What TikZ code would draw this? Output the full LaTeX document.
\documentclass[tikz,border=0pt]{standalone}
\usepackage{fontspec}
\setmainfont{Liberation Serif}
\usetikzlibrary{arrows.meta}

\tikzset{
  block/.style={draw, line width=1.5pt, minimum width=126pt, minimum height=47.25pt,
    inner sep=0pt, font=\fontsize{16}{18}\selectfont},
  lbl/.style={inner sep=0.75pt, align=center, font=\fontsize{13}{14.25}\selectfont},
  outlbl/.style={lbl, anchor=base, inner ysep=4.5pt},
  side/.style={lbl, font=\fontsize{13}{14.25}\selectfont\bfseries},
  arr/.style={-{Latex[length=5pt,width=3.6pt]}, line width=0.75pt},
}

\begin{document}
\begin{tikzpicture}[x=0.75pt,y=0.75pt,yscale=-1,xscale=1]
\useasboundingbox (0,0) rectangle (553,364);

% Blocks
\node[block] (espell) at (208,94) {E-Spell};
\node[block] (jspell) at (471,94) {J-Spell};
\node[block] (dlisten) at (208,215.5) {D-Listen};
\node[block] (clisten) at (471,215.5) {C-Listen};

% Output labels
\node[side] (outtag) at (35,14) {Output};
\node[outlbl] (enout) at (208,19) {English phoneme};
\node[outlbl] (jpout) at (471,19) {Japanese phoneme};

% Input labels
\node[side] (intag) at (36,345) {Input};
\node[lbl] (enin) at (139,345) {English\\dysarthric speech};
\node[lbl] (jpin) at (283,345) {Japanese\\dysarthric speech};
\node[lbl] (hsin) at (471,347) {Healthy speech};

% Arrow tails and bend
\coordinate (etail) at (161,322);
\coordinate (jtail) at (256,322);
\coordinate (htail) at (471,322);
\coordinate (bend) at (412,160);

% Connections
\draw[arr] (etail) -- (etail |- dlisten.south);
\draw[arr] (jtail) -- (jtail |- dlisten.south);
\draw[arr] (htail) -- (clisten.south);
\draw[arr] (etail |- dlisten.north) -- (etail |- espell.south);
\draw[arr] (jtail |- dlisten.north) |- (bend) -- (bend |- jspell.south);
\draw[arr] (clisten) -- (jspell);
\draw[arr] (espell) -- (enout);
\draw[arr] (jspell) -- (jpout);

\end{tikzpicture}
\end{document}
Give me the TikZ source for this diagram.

What you are asked to do:
Give every line of the material that includes the string "draw".

Final answer:
What TikZ code would draw this? Output the full LaTeX document.
  block/.style={draw, line width=1.5pt, minimum width=126pt, minimum height=47.25pt,
\draw[arr] (etail) -- (etail |- dlisten.south);
\draw[arr] (jtail) -- (jtail |- dlisten.south);
\draw[arr] (htail) -- (clisten.south);
\draw[arr] (etail |- dlisten.north) -- (etail |- espell.south);
\draw[arr] (jtail |- dlisten.north) |- (bend) -- (bend |- jspell.south);
\draw[arr] (clisten) -- (jspell);
\draw[arr] (espell) -- (enout);
\draw[arr] (jspell) -- (jpout);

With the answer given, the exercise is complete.